[BEGIN]
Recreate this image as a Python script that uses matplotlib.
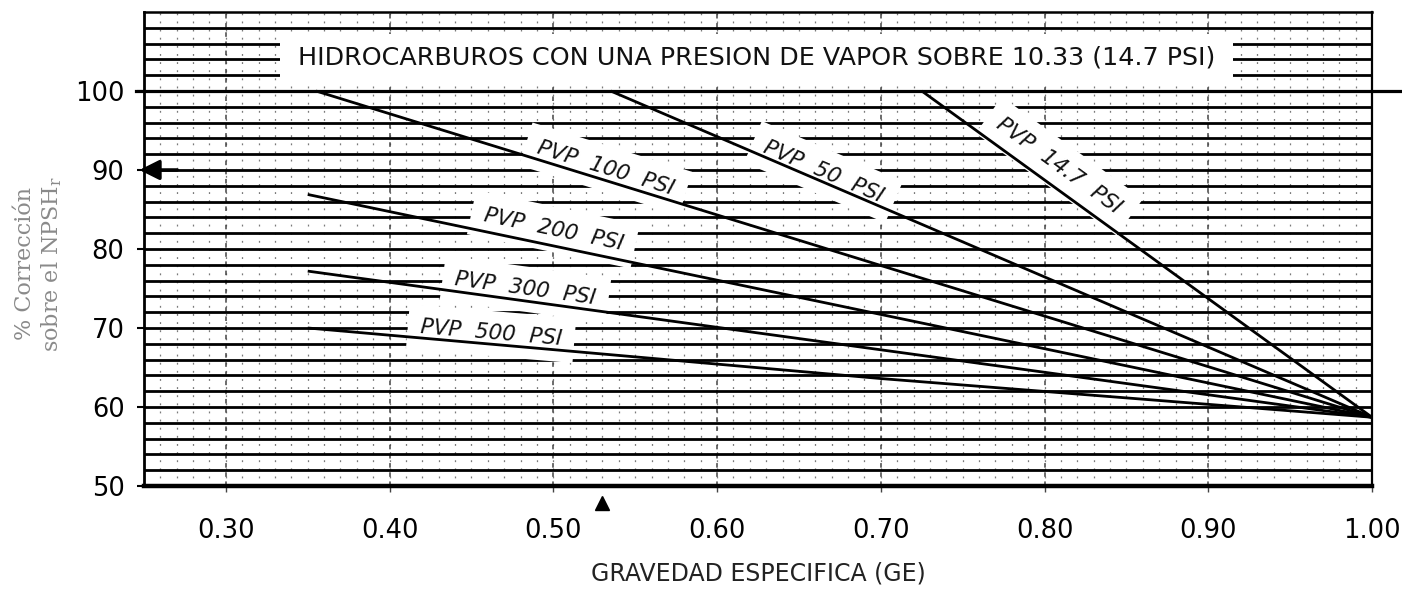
import numpy as np
import matplotlib
matplotlib.use("Agg")
import matplotlib.pyplot as plt
from matplotlib.patches import Rectangle

# --- data -----------------------------------------------------------------
# Correction (% of NPSHr) vs specific gravity for each vapour pressure curve
pvp_names = ["PVP 14.7 PSI", "PVP 50 PSI", "PVP 100 PSI",
             "PVP 200 PSI", "PVP 300 PSI", "PVP 500 PSI"]
ge_pvp_14_7 = [0.725, 1.00]
corr_pvp_14_7 = [100.0, 58.7]
ge_pvp_50 = [0.535, 1.00]
corr_pvp_50 = [100.0, 58.7]
ge_pvp_100 = [0.355, 1.00]
corr_pvp_100 = [100.0, 58.7]
ge_pvp_200 = [0.35, 1.00]
corr_pvp_200 = [86.9, 58.7]
ge_pvp_300 = [0.35, 1.00]
corr_pvp_300 = [77.2, 58.7]
ge_pvp_500 = [0.35, 0.70, 1.00]
corr_pvp_500 = [70.0, 63.6, 58.7]

x_ticks = [0.30, 0.40, 0.50, 0.60, 0.70, 0.80, 0.90, 1.00]
x_tick_labels = ["0.30", "0.40", "0.50", "0.60", "0.70", "0.80", "0.90", "1.00"]
y_ticks = [50, 60, 70, 80, 90, 100]
y_tick_labels = ["50", "60", "70", "80", "90", "100"]

reference_level = 100          # horizontal line that runs past the frame
arrow_level = 90               # level marked with the arrow on the left
ge_marker = 0.53               # marked specific gravity on the x axis

title_text = "HIDROCARBUROS CON UNA PRESION DE VAPOR SOBRE 10.33 (14.7 PSI)"
x_label = "GRAVEDAD ESPECIFICA (GE)"

# --- layout ---------------------------------------------------------------
curves = [
    (ge_pvp_14_7, corr_pvp_14_7),
    (ge_pvp_50, corr_pvp_50),
    (ge_pvp_100, corr_pvp_100),
    (ge_pvp_200, corr_pvp_200),
    (ge_pvp_300, corr_pvp_300),
    (ge_pvp_500, corr_pvp_500),
]
# where each curve label sits: GE position and lift above its curve
label_ge = [0.809, 0.665, 0.532, 0.500, 0.483, 0.462]
label_lift = [3.1, 1.3, 1.5, 2.1, 1.5, 1.35]

plt.rcParams["font.family"] = ["DejaVu Sans"]

fig = plt.figure(figsize=(14.02, 5.90), dpi=100)
ax = fig.add_axes([0.1027, 0.1763, 0.8759, 0.8034])
ax.set_xlim(0.25, 1.00)
ax.set_ylim(50, 110)

# vertical rulings every 0.01, a little heavier every 0.1
for g in np.arange(0.26, 1.0, 0.01):
    ax.axvline(g, color="#7a7a7a", lw=0.9, ls=(0, (1.5, 5)), zorder=1)
for g in np.arange(0.30, 0.95, 0.10):
    ax.axvline(g, color="#444444", lw=1.1, ls=(0, (3, 3)), zorder=1)

# horizontal rulings every 2 %
for lvl in range(52, 110, 2):
    ax.axhline(lvl, color="black", lw=2.0, zorder=1.2)

ax.plot([0.245, 1.02], [reference_level, reference_level], color="black",
        lw=2.3, clip_on=False, zorder=1.3)

# title panel
ax.add_patch(Rectangle((0.333, 100.8), 0.582, 6.4, facecolor="white",
                       edgecolor="none", zorder=2))
ax.text(0.624, 104.2, title_text, ha="center", va="center", fontsize=18.3,
        color="#111111", zorder=4)

# curve labels on white panels, rotated along their curve
for (ge, corr), name, lg, lift in zip(curves, pvp_names, label_ge, label_lift):
    ge = np.asarray(ge)
    corr = np.asarray(corr)
    y_on = np.interp(lg, ge, corr)
    slope = np.interp(lg, ge[:-1], np.diff(corr) / np.diff(ge))
    ang = np.degrees(np.arctan(slope))
    ax.text(lg, y_on + lift, name.replace(" ", "  "), ha="center", va="center",
            rotation=ang, rotation_mode="anchor", transform_rotates_text=True,
            fontsize=15.5, style="italic", color="#111111", zorder=2.5,
            bbox=dict(facecolor="white", edgecolor="none", pad=9))

# the curves
for ge, corr in curves:
    ax.plot(ge, corr, color="black", lw=2.0, zorder=3, solid_capstyle="butt")

# arrow at the left edge and marker under the axis
ax.annotate("", xy=(0.2455, arrow_level), xytext=(0.272, arrow_level),
            arrowprops=dict(arrowstyle="-|>", color="black", lw=2.5,
                            mutation_scale=30), annotation_clip=False, zorder=5)
ax.plot([ge_marker], [-0.036], marker="^", color="black", markersize=10.5,
        transform=ax.get_xaxis_transform(), clip_on=False, zorder=5)

# frame
for side, lw in (("left", 2.0), ("bottom", 3.2), ("top", 1.8), ("right", 1.6)):
    ax.spines[side].set_linewidth(lw)
    ax.spines[side].set_zorder(6)

ax.set_xticks(x_ticks)
ax.set_xticklabels(x_tick_labels)
ax.set_yticks(y_ticks)
ax.set_yticklabels(y_tick_labels)
ax.tick_params(axis="x", length=4, width=1, pad=19, labelsize=18.5, color="#444444")
ax.tick_params(axis="y", length=5, width=1.5, pad=9, labelsize=18.5)

ax.set_xlabel(x_label, fontsize=17, labelpad=13, color="#222222")

fig.text(0.018, 0.553, "% Corrección", rotation=90, ha="center", va="center",
         fontsize=16, family="DejaVu Serif", color="#8a8a8a")
fig.text(0.037, 0.553, r"sobre el NPSH$_\mathregular{r}$", rotation=90,
         ha="center", va="center", fontsize=16, family="DejaVu Serif",
         color="#8a8a8a")

fig.savefig("out.png", dpi=100, facecolor="white")
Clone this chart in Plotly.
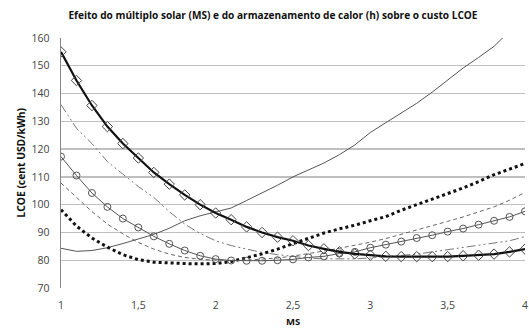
import plotly.graph_objects as go

ms = [round(1 + 0.1 * i, 1) for i in range(31)]

h_diamond = [155, 144.7, 135.7, 128.1, 122, 116.8, 111.6, 107.4, 103.5, 100, 97, 94.6, 92, 90, 88.3,
             87, 85.3, 84.1, 83, 82.3, 81.8, 81.4, 81.3, 81.3, 81.3, 81.3, 81.6, 81.8, 82.2, 83, 84]
h_circle = [117.3, 110.5, 104.2, 99.2, 95, 91.8, 88.6, 85.9, 83.5, 81.6, 80.4, 79.9, 79.8, 79.8, 80,
            80.3, 81, 81.4, 82.4, 83, 84.5, 85.6, 86.7, 88, 89, 90.3, 91.4, 92.8, 94.2, 95.6, 97.6]
h_dashdot = [136, 127.5, 122, 115.5, 111, 106.5, 102.6, 97.5, 93, 89.6, 87, 85.3, 84, 82.8, 82,
             81.3, 80.8, 80.5, 80.4, 80.5, 80.8, 81.2, 81.6, 82.2, 83, 83.8, 84.5, 85.2, 86, 87, 88.5]
h_dash = [107.8, 102.5, 97.5, 93, 89.5, 86.4, 84, 82.2, 81, 80.3, 80, 79.9, 80, 80.3, 80.8,
          81.5, 82.3, 83.3, 84.3, 85.3, 86.5, 87.8, 89.3, 90.8, 92.3, 94, 95.6, 97.3, 99.2, 101.6, 104.4]
h_dot = [98.2, 92.3, 88, 84.7, 82, 80.2, 79.3, 79, 78.8, 78.7, 78.8, 79.5, 80.8, 82.3, 84,
         86, 88, 89.8, 91.3, 92.6, 94.2, 95.7, 98, 100, 101.8, 104, 106, 108.3, 110.8, 112.8, 114.8]
h_solid = [84.3, 83.2, 83.5, 84.5, 86, 87.6, 89.3, 91.5, 94.2, 96, 97.5, 98.8, 101.5, 104.2, 107,
           110, 112.5, 115, 118, 121.5, 126, 129.5, 133, 136.5, 140.5, 145, 149.2, 153, 157, 162.5, 168]

x_tickvals = [1, 1.5, 2, 2.5, 3, 3.5, 4]
x_ticktext = ["1", "1,5", "2", "2,5", "3", "3,5", "4"]
y_tickvals = [70, 80, 90, 100, 110, 120, 130, 140, 150, 160]

fig = go.Figure()

fig.add_trace(go.Scatter(x=ms, y=h_solid, mode="lines",
                         line=dict(color="#555555", width=1)))
fig.add_trace(go.Scatter(x=ms, y=h_dash, mode="lines",
                         line=dict(color="#666666", width=1, dash="4px,3px")))
fig.add_trace(go.Scatter(x=ms, y=h_dashdot, mode="lines",
                         line=dict(color="#777777", width=1, dash="9px,3px,2px,3px,2px,3px")))
fig.add_trace(go.Scatter(x=ms, y=h_dot, mode="lines",
                         line=dict(color="#111111", width=3, dash="dot")))
fig.add_trace(go.Scatter(x=ms, y=h_circle, mode="lines+markers",
                         line=dict(color="#555555", width=1),
                         marker=dict(symbol="circle-open", size=7, color="#555555",
                                     line=dict(width=1))))
fig.add_trace(go.Scatter(x=ms, y=h_diamond, mode="lines+markers",
                         line=dict(color="#111111", width=2.2),
                         marker=dict(symbol="diamond-open", size=8, color="#444444",
                                     line=dict(width=1))))

fig.update_layout(
    width=529, height=328,
    margin=dict(l=61, r=4, t=38, b=40, autoexpand=False),
    paper_bgcolor="white", plot_bgcolor="white",
    showlegend=False,
    hovermode=False,
    font=dict(family="Open Sans", color="#404040"),
    title=dict(text="<b>Efeito do múltiplo solar (MS) e do armazenamento de calor (h) sobre o custo LCOE</b>",
               x=0.516, xanchor="center", y=0.952, yanchor="middle",
               font=dict(size=10.1, color="#111111")),
    annotations=[
        dict(text="<b>LCOE (cent USD/kWh)</b>", xref="paper", yref="paper",
             x=-0.087, y=0.5, xanchor="center", yanchor="middle", textangle=-90,
             showarrow=False, font=dict(size=10.3, color="#111111")),
        dict(text="<b>MS</b>", xref="paper", yref="paper",
             x=0.5, y=-0.135, xanchor="center", yanchor="middle",
             showarrow=False, font=dict(size=9.5, color="#111111")),
    ],
)
fig.update_xaxes(
    range=[1, 4], tickvals=x_tickvals, ticktext=x_ticktext,
    showgrid=False, zeroline=False, automargin=False,
    showline=False, ticks="outside", ticklen=7, tickcolor="rgba(0,0,0,0)",
    ticklabeloverflow="allow",
    tickfont=dict(size=10.5, color="#444444"),
)
fig.update_yaxes(
    range=[70, 160], tickvals=y_tickvals,
    showgrid=True, gridcolor="#bfbfbf", gridwidth=1.3, zeroline=False,
    showline=True, linecolor="#888888", linewidth=1.5, automargin=False,
    ticks="outside", ticklen=8, tickcolor="rgba(0,0,0,0)",
    tickfont=dict(size=10.5, color="#444444"),
)

fig.write_html("out.html",
               config={"displayModeBar": False, "staticPlot": True},
               post_script="document.body.style.margin='0';document.body.style.overflow='hidden';")
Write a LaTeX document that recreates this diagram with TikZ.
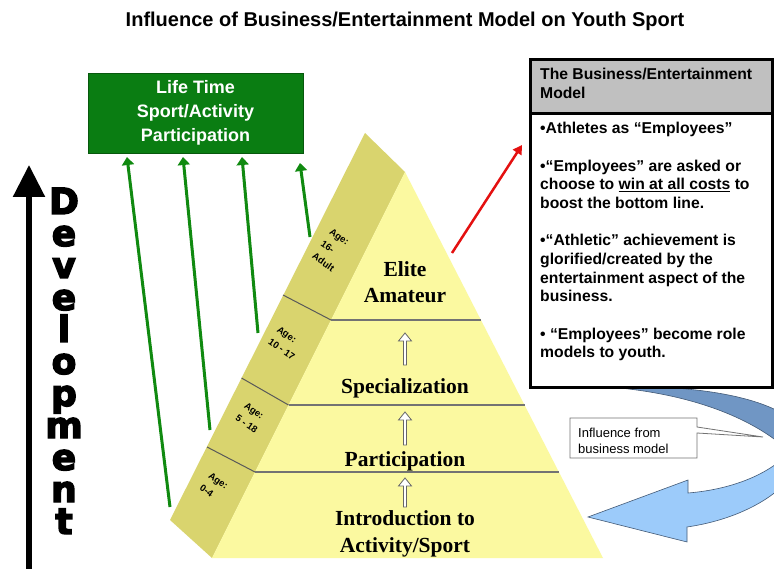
[END]
INSTRUCTIONS TO FOLLOW
Copy out the listing above from the line containing "Clone this chart in Plotly." to the line containing "ms = [round(1", both included, exactly as written and minus the images.

ANSWER
Clone this chart in Plotly.
import plotly.graph_objects as go

ms = [round(1 + 0.1 * i, 1) for i in range(31)]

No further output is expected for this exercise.